### INFORMATION PROVIDED ###
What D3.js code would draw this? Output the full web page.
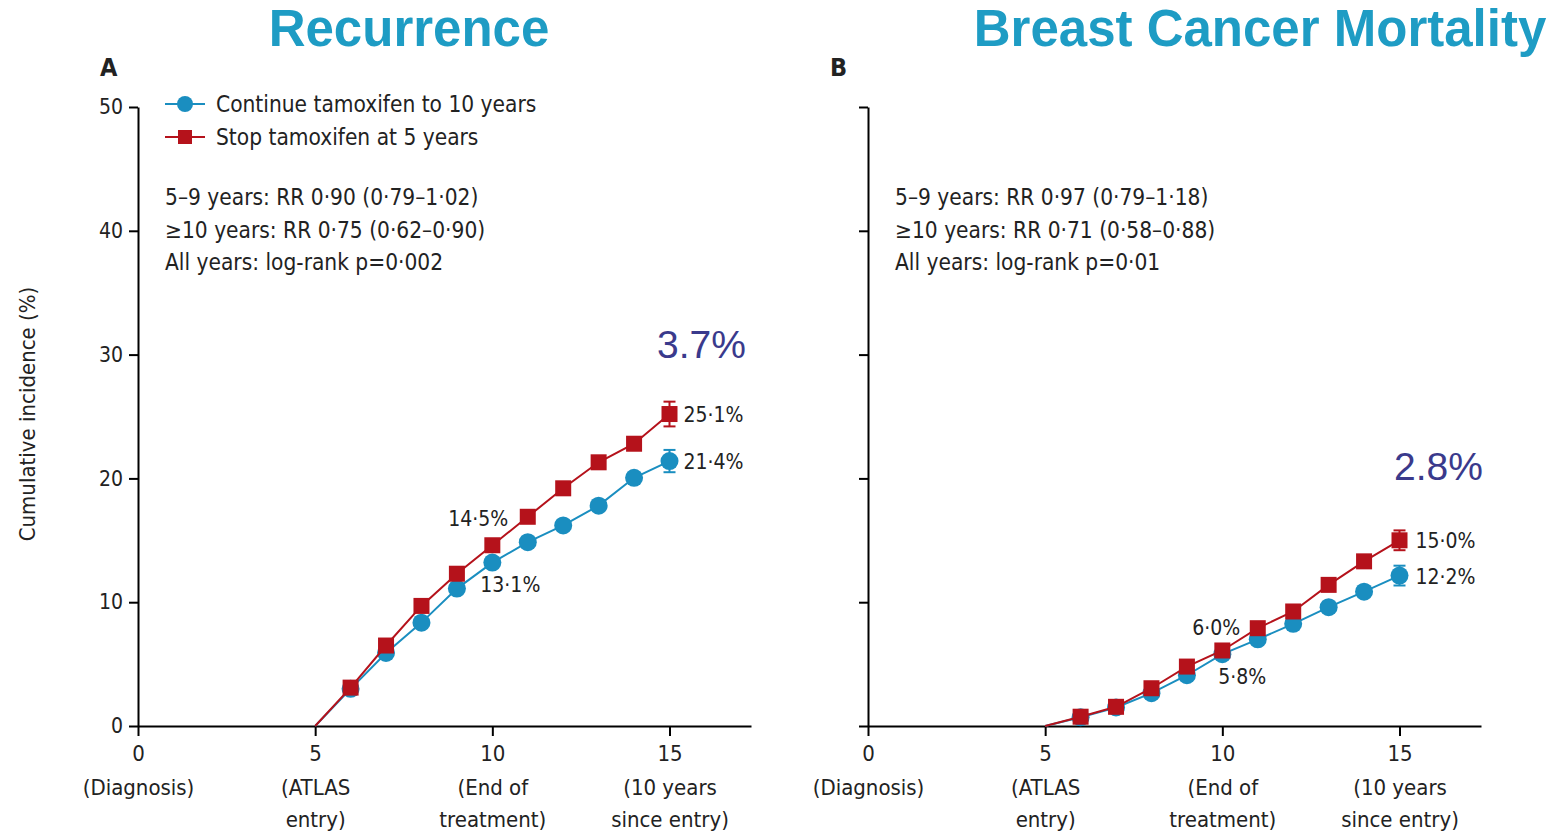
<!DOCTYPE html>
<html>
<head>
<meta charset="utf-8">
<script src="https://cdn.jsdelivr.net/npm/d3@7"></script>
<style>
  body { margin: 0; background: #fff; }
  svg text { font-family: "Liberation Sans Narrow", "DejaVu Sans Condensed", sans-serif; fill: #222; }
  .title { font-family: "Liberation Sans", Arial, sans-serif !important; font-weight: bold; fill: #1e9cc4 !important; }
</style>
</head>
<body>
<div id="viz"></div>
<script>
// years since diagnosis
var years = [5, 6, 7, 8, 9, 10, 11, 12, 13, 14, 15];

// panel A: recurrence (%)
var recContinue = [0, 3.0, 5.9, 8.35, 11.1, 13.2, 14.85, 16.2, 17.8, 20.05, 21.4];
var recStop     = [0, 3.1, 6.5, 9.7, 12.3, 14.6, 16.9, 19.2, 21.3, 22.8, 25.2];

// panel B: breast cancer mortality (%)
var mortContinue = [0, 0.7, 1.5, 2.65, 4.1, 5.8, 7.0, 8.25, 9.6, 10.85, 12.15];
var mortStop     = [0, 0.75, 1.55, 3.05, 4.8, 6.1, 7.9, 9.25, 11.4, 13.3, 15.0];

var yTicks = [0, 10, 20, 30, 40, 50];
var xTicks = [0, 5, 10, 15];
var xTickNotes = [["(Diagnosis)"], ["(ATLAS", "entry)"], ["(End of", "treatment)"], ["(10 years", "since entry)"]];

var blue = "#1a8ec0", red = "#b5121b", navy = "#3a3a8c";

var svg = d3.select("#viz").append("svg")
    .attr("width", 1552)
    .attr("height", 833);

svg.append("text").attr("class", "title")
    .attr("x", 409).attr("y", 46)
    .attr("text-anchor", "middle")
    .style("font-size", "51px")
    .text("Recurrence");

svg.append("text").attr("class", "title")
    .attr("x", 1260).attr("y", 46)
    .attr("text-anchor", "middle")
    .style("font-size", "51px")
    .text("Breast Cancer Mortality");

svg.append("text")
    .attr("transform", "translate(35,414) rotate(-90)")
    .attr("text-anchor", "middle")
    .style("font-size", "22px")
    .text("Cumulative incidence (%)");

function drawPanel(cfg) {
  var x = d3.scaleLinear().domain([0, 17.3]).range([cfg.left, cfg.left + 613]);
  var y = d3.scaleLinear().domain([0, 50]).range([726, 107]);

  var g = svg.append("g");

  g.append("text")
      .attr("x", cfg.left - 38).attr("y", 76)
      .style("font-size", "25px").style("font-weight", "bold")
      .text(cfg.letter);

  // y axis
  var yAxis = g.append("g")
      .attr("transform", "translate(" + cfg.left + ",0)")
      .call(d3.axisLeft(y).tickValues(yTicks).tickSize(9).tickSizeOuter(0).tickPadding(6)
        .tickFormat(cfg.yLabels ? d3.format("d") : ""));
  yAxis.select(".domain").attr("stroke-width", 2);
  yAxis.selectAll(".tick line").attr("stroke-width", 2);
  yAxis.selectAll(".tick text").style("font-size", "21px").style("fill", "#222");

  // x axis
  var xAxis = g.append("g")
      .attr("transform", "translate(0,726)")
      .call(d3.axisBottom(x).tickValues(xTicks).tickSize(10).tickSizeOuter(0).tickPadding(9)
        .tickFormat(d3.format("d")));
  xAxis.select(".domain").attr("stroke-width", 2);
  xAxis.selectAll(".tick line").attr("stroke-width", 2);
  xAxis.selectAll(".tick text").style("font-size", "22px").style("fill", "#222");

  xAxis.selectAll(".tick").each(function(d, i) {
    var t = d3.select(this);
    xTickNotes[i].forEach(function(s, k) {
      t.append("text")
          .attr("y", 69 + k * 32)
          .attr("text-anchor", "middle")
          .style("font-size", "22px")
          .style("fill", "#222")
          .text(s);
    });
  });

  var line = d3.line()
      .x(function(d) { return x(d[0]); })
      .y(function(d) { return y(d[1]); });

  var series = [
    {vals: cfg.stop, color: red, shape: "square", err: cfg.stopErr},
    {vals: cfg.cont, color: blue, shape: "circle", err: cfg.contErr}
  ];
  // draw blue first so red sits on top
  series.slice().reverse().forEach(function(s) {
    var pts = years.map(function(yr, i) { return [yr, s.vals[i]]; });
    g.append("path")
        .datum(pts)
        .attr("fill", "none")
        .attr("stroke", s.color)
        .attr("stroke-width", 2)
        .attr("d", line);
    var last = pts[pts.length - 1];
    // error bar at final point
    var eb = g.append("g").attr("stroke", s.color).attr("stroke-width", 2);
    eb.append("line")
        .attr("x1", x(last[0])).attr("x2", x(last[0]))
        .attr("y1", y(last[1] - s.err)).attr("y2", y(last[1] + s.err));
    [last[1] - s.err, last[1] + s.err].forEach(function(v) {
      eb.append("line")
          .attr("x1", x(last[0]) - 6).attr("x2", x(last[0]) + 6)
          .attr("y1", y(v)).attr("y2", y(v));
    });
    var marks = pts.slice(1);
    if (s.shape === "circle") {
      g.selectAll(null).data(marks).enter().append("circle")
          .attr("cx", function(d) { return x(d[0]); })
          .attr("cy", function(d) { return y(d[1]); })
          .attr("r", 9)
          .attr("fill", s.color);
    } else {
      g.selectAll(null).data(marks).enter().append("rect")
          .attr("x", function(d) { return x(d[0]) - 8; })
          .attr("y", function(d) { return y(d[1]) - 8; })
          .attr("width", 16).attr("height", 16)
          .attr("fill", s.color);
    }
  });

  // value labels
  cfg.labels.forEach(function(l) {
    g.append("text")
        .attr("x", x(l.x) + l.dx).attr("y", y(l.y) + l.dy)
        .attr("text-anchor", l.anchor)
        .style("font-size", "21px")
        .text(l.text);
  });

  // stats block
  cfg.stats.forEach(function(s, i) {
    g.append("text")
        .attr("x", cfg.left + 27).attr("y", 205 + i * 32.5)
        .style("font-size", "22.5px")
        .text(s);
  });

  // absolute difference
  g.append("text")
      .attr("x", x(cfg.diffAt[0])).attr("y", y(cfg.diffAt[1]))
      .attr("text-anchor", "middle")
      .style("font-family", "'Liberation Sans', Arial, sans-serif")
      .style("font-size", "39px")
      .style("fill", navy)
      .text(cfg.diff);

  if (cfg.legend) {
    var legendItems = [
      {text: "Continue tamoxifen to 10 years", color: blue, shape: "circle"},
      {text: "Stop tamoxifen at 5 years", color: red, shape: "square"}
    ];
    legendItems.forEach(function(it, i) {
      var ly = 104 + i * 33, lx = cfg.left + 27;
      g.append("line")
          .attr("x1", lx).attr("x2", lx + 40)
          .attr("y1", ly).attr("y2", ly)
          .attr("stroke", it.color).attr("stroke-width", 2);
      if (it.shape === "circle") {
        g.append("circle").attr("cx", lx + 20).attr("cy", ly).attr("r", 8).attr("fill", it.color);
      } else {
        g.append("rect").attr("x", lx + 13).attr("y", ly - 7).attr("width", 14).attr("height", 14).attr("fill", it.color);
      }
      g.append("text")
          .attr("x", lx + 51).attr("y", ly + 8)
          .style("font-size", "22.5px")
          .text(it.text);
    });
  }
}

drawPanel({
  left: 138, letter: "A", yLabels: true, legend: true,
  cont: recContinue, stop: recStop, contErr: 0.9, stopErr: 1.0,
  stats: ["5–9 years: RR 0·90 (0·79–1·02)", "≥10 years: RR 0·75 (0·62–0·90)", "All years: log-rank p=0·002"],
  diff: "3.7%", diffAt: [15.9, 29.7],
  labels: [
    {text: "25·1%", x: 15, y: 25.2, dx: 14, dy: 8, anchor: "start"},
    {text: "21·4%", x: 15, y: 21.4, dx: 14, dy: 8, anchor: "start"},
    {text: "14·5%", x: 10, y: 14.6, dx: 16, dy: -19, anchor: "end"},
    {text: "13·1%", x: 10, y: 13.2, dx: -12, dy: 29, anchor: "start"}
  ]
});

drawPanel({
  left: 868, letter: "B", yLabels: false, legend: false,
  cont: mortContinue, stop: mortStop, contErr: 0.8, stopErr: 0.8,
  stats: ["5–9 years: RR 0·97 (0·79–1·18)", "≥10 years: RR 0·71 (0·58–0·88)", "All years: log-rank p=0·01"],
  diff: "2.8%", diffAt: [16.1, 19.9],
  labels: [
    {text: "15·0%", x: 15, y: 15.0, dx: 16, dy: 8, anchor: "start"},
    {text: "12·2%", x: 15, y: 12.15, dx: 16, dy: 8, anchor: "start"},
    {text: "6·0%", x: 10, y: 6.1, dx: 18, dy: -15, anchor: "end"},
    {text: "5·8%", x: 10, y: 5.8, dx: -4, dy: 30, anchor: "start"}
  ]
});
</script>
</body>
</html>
###
> JOB
Without any pictures, reproduce the lines from the first one in the material through the line that has "21.3, 22.8, 25.2];", exactly as they appear.

> FINISHED TASK
What D3.js code would draw this? Output the full web page.
<!DOCTYPE html>
<html>
<head>
<meta charset="utf-8">
<script src="https://cdn.jsdelivr.net/npm/d3@7"></script>
<style>
  body { margin: 0; background: #fff; }
  svg text { font-family: "Liberation Sans Narrow", "DejaVu Sans Condensed", sans-serif; fill: #222; }
  .title { font-family: "Liberation Sans", Arial, sans-serif !important; font-weight: bold; fill: #1e9cc4 !important; }
</style>
</head>
<body>
<div id="viz"></div>
<script>
// years since diagnosis
var years = [5, 6, 7, 8, 9, 10, 11, 12, 13, 14, 15];

// panel A: recurrence (%)
var recContinue = [0, 3.0, 5.9, 8.35, 11.1, 13.2, 14.85, 16.2, 17.8, 20.05, 21.4];
var recStop     = [0, 3.1, 6.5, 9.7, 12.3, 14.6, 16.9, 19.2, 21.3, 22.8, 25.2];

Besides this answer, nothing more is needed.